### AIM OF THE EXERCISE
Find the word "chart" in the data. Return every line where it appears.

### ENTRIES SUPPLIED
++++++++++

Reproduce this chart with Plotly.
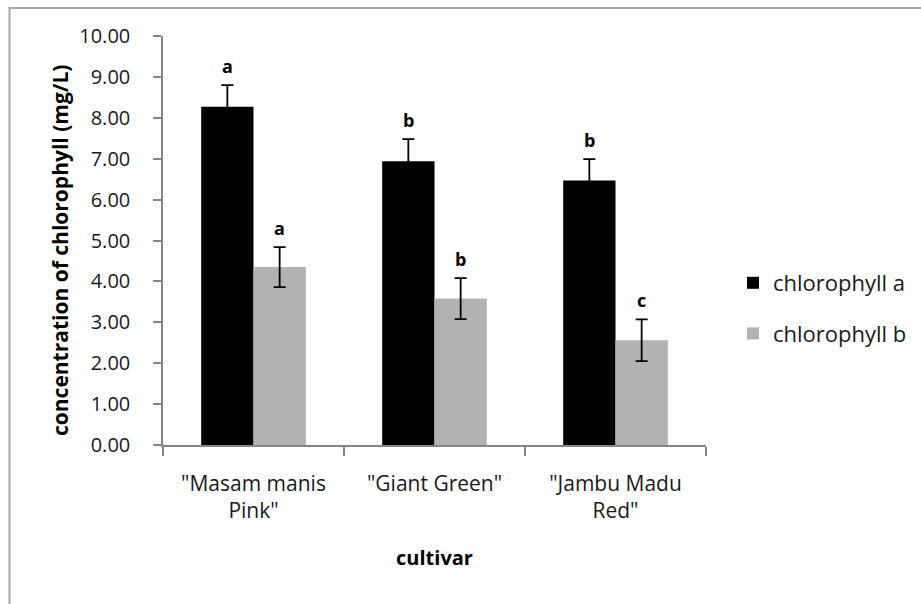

++++++++++

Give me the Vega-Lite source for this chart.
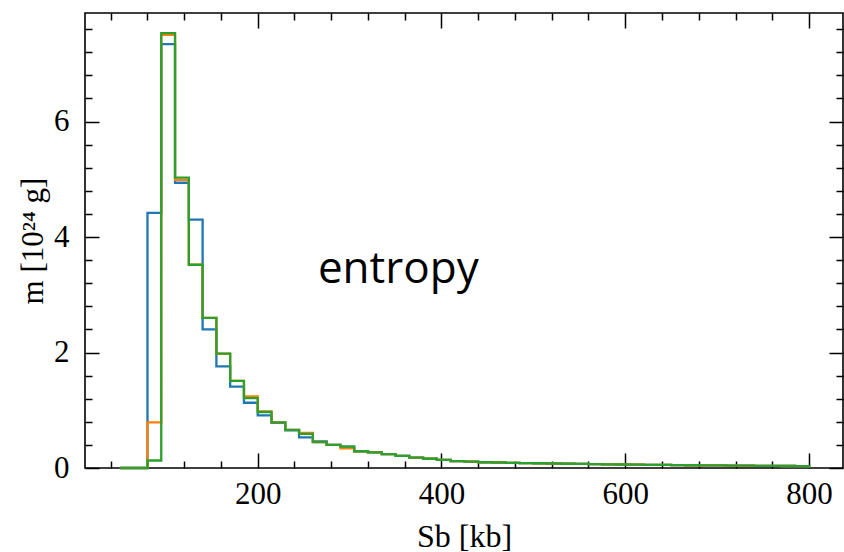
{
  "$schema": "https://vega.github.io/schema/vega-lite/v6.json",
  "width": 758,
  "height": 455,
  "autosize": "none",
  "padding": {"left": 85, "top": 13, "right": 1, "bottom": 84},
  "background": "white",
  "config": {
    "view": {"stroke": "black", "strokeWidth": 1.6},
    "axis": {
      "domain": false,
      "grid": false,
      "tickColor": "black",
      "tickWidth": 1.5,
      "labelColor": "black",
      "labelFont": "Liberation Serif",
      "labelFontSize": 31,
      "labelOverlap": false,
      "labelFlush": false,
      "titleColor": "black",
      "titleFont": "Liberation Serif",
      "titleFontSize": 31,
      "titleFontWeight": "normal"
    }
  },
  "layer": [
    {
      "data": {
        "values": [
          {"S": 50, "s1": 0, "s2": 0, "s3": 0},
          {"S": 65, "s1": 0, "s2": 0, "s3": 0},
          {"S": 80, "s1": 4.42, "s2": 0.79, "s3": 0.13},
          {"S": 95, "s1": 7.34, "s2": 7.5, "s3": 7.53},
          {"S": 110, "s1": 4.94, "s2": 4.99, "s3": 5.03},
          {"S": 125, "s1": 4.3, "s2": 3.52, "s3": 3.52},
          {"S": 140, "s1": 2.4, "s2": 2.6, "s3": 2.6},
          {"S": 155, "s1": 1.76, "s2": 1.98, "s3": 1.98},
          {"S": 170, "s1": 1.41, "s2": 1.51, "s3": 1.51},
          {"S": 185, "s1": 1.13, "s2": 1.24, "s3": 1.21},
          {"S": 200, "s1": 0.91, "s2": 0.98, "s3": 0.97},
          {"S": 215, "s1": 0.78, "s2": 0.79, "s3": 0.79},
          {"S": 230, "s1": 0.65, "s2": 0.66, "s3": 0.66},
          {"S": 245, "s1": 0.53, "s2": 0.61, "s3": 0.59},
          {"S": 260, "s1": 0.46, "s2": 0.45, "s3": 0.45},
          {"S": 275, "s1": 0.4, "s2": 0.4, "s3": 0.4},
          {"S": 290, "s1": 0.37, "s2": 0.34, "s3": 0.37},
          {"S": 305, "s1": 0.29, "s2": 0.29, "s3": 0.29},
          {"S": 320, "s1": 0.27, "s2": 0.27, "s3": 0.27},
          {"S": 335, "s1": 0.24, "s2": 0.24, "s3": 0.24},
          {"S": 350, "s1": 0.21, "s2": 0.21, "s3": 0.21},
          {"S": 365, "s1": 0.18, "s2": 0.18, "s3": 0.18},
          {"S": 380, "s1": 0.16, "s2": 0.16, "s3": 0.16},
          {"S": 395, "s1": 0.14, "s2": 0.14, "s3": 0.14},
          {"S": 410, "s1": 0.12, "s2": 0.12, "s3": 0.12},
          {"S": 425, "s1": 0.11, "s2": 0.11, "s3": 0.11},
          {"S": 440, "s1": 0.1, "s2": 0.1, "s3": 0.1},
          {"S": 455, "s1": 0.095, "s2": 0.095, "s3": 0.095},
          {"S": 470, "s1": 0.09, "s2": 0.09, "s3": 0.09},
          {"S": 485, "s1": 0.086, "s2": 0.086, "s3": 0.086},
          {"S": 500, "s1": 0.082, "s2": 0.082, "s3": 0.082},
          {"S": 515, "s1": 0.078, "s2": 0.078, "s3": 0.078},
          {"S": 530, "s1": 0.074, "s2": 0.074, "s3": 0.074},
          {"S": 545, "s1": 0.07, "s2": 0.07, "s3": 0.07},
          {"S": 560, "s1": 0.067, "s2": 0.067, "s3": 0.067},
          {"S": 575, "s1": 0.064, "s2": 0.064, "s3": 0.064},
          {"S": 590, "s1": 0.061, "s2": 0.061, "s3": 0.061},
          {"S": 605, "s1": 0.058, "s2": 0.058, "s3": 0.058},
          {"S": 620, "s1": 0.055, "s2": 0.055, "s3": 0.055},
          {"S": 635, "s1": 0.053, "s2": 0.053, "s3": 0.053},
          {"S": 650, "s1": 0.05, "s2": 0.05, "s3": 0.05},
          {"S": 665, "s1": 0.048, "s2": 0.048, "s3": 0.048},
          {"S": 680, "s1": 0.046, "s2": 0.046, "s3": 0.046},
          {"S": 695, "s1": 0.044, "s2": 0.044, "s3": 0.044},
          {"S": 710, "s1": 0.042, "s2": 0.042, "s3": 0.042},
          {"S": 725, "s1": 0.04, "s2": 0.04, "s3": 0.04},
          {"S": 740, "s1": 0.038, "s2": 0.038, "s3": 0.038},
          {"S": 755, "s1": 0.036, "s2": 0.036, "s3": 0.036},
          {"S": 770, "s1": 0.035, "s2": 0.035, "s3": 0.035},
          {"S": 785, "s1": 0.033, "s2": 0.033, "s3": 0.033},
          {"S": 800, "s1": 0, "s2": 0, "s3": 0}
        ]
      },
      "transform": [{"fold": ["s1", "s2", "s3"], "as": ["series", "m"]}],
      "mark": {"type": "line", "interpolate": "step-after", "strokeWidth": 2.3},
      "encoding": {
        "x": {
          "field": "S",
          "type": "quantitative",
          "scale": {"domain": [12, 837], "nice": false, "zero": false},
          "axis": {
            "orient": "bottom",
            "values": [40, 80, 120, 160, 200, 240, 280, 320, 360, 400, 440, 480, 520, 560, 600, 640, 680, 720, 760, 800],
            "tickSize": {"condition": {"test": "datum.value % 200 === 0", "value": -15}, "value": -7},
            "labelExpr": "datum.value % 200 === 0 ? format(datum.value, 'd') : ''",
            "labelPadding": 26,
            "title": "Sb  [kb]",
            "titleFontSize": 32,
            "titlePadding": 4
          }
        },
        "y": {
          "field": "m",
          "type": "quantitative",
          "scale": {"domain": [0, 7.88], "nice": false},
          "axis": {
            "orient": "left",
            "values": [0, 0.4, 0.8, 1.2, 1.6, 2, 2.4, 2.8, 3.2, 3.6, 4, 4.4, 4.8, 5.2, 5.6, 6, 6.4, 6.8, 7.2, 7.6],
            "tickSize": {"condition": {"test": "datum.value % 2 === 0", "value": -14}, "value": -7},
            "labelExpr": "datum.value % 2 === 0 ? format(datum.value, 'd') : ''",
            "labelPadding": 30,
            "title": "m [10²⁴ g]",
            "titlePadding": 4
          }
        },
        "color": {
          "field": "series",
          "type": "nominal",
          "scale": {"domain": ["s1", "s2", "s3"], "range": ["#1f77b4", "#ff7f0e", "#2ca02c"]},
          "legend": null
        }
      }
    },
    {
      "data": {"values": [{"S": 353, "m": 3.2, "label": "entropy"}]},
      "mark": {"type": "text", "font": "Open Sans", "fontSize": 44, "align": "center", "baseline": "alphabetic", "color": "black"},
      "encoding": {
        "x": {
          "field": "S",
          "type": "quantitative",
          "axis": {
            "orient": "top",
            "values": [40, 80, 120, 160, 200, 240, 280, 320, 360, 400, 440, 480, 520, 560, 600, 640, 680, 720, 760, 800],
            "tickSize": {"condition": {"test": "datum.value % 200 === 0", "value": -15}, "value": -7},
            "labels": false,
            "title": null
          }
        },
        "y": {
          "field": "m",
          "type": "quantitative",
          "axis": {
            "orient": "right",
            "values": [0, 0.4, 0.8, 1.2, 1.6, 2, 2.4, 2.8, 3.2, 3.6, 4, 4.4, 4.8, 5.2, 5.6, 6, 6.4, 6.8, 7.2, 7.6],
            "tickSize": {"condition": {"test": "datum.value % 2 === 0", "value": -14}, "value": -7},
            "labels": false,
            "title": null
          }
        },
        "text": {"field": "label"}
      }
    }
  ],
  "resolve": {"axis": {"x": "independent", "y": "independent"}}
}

++++++++++

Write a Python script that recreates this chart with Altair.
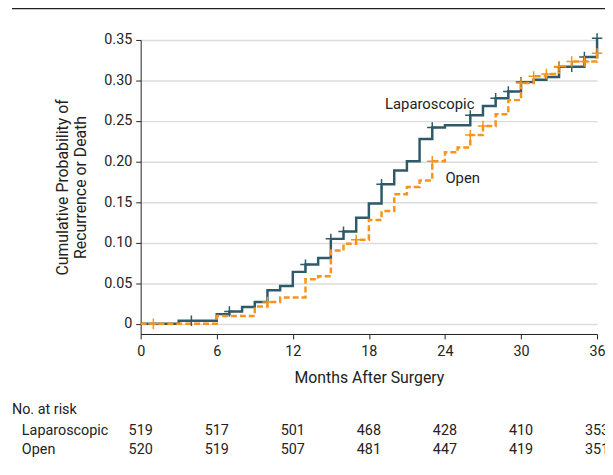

++++++++++

### OUTPUT
Reproduce this chart with Plotly.
Give me the Vega-Lite source for this chart.
Write a Python script that recreates this chart with Altair.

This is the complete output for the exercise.